How are the dreams of several characters in Fences deferred? What is the result for each?
What connections can you see between Wilson's writing and Hughes'?
Troy’s last name, Maxson, is an amalgamation of Mason and Dixon, after the Mason-Dixon line, the name for the imaginary line that separated enslavement states from the free states. Troy’s name symbolically demonstrates Troy’s character as one who lives on a dividing line of sorts between two opposing forces. Troy’s history is equal parts southern and northern, half-full of hope and half-filled with disappointment. He was once at the top of an exciting career opportunity as a baseball player that nose-dived into a life in a dead-end job. He loves his wife and yet cannot break off an affair that gives him a feeling of freedom from his responsibilities. He says he doesn’t want his son to be like him and yet by thwarting Cory’s dream of playing football, he ensures that he will indeed share the common experience of being stopped from doing what he loves… just like Troy was stopped from advancing his baseball career.
Troy’s hovering on the dividing line between these opposing forces is reinforced by his name and its allusive significance.
August Wilson’s seminal cycle of 10 plays covers African-American history in the 20th century, with all but one set in Pittsburgh’s Hill District, where Wilson grew up. This “Century Cycle” of plays has recurring characters, though the plays were not written in chronological order. “My plays are ultimately about love, honor, duty, betrayal,” Wilson said in an interview in 1996. All nine of the plays on Broadway received Tony Award nominations for best play and two won Pulitzer Prizes. Learn more about each in the order they were written by clicking on the image (left).
1990: Choose a novel or play that depicts a conflict between a parent (or a parental figure) and a son or daughter. Write an essay in which you analyze the sources of the conflict and explain how the conflict contributes to the meaning of the work.
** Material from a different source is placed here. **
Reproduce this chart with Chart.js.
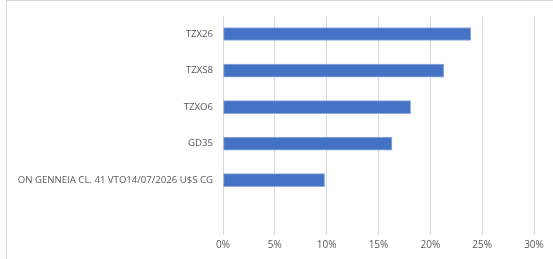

2003: According to critic Northrop Frye, “Tragic heroes are so much the highest points in their human landscape that they seem the inevitable conductors of the power about them, great trees more likely to be struck by lightning than a clump of grass. Conductors may of course be instruments as well as victims of the divisive lightning.” Select a novel or play in which a tragic figure functions as an instrument of the suffering of others. Then write an essay in which you explain how the suffering brought upon others by that figure contributes to the tragic vision of the work as a whole.
2004: Critic Roland Barthes has said, “Literature is the question minus the answer.” Choose a novel, or play, and, considering Barthes’ observation, write an essay in which you analyze a central question the work raises and the extent to which it offers answers. Explain how the author’s treatment of this question affects your understanding of the work as a whole.
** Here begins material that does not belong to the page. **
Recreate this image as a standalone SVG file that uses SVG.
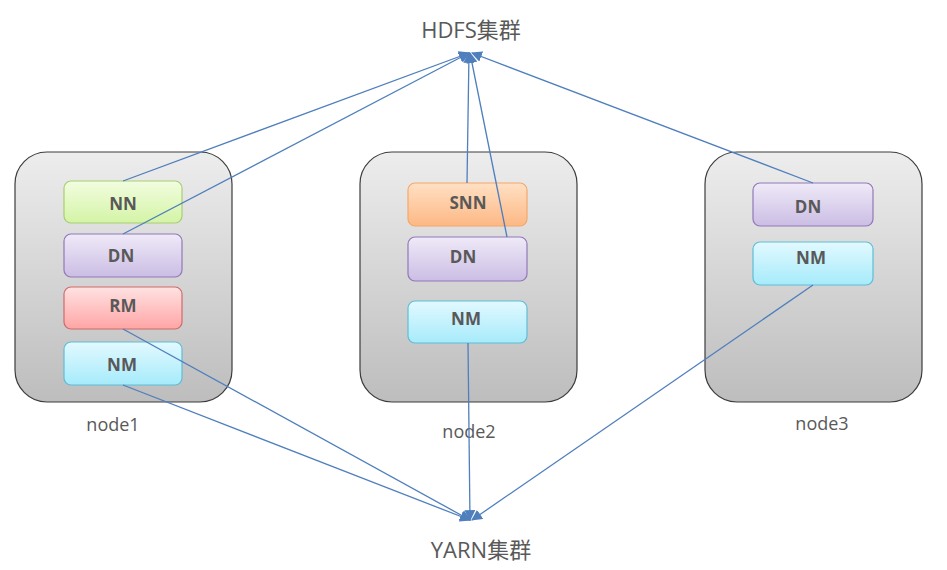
<svg xmlns="http://www.w3.org/2000/svg" width="947" height="570" viewBox="0 0 947 570">
<defs>
<linearGradient id="gOuter" x1="0" y1="0" x2="0" y2="1"><stop offset="0" stop-color="#ededed"/><stop offset="1" stop-color="#bdbdbd"/></linearGradient>
<linearGradient id="gGreen" x1="0" y1="0" x2="0" y2="1"><stop offset="0" stop-color="#f2fde0"/><stop offset="1" stop-color="#d4f4a6"/></linearGradient>
<linearGradient id="gPurple" x1="0" y1="0" x2="0" y2="1"><stop offset="0" stop-color="#efeaf8"/><stop offset="1" stop-color="#cbbde4"/></linearGradient>
<linearGradient id="gRed" x1="0" y1="0" x2="0" y2="1"><stop offset="0" stop-color="#ffe2e2"/><stop offset="1" stop-color="#ffa5a5"/></linearGradient>
<linearGradient id="gCyan" x1="0" y1="0" x2="0" y2="1"><stop offset="0" stop-color="#e2f9ff"/><stop offset="1" stop-color="#a6ebfb"/></linearGradient>
<linearGradient id="gOrange" x1="0" y1="0" x2="0" y2="1"><stop offset="0" stop-color="#ffe0c4"/><stop offset="1" stop-color="#fdb884"/></linearGradient>
<marker id="arr" viewBox="0 0 10 10" refX="9" refY="5" markerWidth="11" markerHeight="11" markerUnits="userSpaceOnUse" orient="auto"><path d="M0,0 L10,5 L0,10 z" fill="#4f7fbd"/></marker>
</defs>
<style>
.outer{fill:url(#gOuter);stroke:#3c3c3c;stroke-width:1.2}
.box{stroke-width:1.2}
.nn{fill:url(#gGreen);stroke:#a7cf72}
.dn{fill:url(#gPurple);stroke:#9278b8}
.rm{fill:url(#gRed);stroke:#d06a6a}
.nm{fill:url(#gCyan);stroke:#5fbdd6}
.snn{fill:url(#gOrange);stroke:#f5a86a}
.bt{font-family:"Open Sans","Liberation Sans",sans-serif;font-weight:bold;font-size:17px;fill:#595959;text-anchor:middle}
.lbl{font-family:"Open Sans","Noto Sans CJK SC",sans-serif;font-size:18px;fill:#595959;text-anchor:middle}
.ttl{font-family:"Open Sans","Noto Sans CJK SC",sans-serif;font-size:22px;fill:#595959;text-anchor:middle}
.conn line{stroke:#4f7fbd;stroke-width:1.3;marker-end:url(#arr)}
</style>
<g id="node1">
<rect class="outer" x="15" y="152" width="217" height="250" rx="32"/>
<g id="n1-nn"><rect class="box nn" x="64" y="181" width="118" height="42" rx="7"/><text class="bt" x="123" y="210">NN</text></g>
<g id="n1-dn"><rect class="box dn" x="64" y="234" width="118" height="43" rx="7"/><text class="bt" x="121" y="262">DN</text></g>
<g id="n1-rm"><rect class="box rm" x="64" y="287" width="118" height="42" rx="7"/><text class="bt" x="123" y="312">RM</text></g>
<g id="n1-nm"><rect class="box nm" x="64" y="342" width="118" height="43" rx="7"/><text class="bt" x="122" y="371">NM</text></g>
<text class="lbl" x="113" y="431">node1</text>
</g>
<g id="node2">
<rect class="outer" x="360" y="152" width="217" height="250" rx="32"/>
<g id="n2-snn"><rect class="box snn" x="408" y="183" width="119" height="43" rx="7"/><text class="bt" x="468" y="209">SNN</text></g>
<g id="n2-dn"><rect class="box dn" x="408" y="237" width="119" height="44" rx="7"/><text class="bt" x="463" y="263">DN</text></g>
<g id="n2-nm"><rect class="box nm" x="408" y="301" width="119" height="42" rx="7"/><text class="bt" x="466" y="325">NM</text></g>
<text class="lbl" x="469" y="438">node2</text>
</g>
<g id="node3">
<rect class="outer" x="705" y="152" width="217" height="250" rx="32"/>
<g id="n3-dn"><rect class="box dn" x="753" y="183" width="120" height="43" rx="7"/><text class="bt" x="808" y="213">DN</text></g>
<g id="n3-nm"><rect class="box nm" x="753" y="242" width="120" height="43" rx="7"/><text class="bt" x="811" y="264">NM</text></g>
<text class="lbl" x="822" y="430">node3</text>
</g>
<g id="hdfs"><text class="ttl" x="471" y="38">HDFS集群</text></g>
<g id="yarn"><text class="ttl" x="481" y="558">YARN集群</text></g>
<g id="connectors" class="conn">
<line x1="123" y1="181" x2="469" y2="53"/>
<line x1="123" y1="234" x2="469" y2="53"/>
<line x1="467" y1="183" x2="469" y2="53"/>
<line x1="507" y1="237" x2="470" y2="53"/>
<line x1="813" y1="183" x2="472" y2="53"/>
<line x1="123" y1="329" x2="470" y2="520"/>
<line x1="123" y1="385" x2="470" y2="520"/>
<line x1="468" y1="343" x2="470" y2="520"/>
<line x1="813" y1="285" x2="472" y2="520"/>
</g>
</svg>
2011. In a novel by William Styron, a father tells his son that life “is a search for justice.” Choose a character from a novel or play who responds in some significant way to justice or injustice. Then write a well-developed essay in which you analyze the character’s understanding of justice, the degree to which the character’s search for justice is successful , and the significance of this search for the work as a whole.
Original Prompt: Toni Morrison writes "Love is never any better than the lover." In a well-written essay, explore how a character is affected by their complex relationship with someone who loves them or who they love, & how that relationship offers insight into the meaning of the work.
What does the conversation between Troy and Bono about their own fathers reveal to us about the examples that they have had? How might this affect them as adult men? How do we see Troy's "restlessness" now as an extension of the "walking blues"?
Scenes 3-5 cover a lot of emotional ground, move us 7 years into the future, and illuminate each character's ultimate fate. We also meet Raynell, the newest member of the family. Create a TONE MAP using color and text to illustrate the shifting emotional landscape of the play. Be sure to include each of our main characters: Troy, Cory, Rose, Lyons, Gabe, Bono, Raynell.
Minimum of 10 lines
Fences Culminating Project: Spending more time with a text, thinking creatively about it, and making connections outside of it are sure ways to gain deeper understanding and solidify the details in your memory. For the next three days, work closely with the play to design a final project that reflects some deeper understanding of its themes, historical relevance, and language. On Lit Museum Day you will visit projects and complete reflections about what they add to our study of the play.
Highly recommend listening to the BLUES while you work.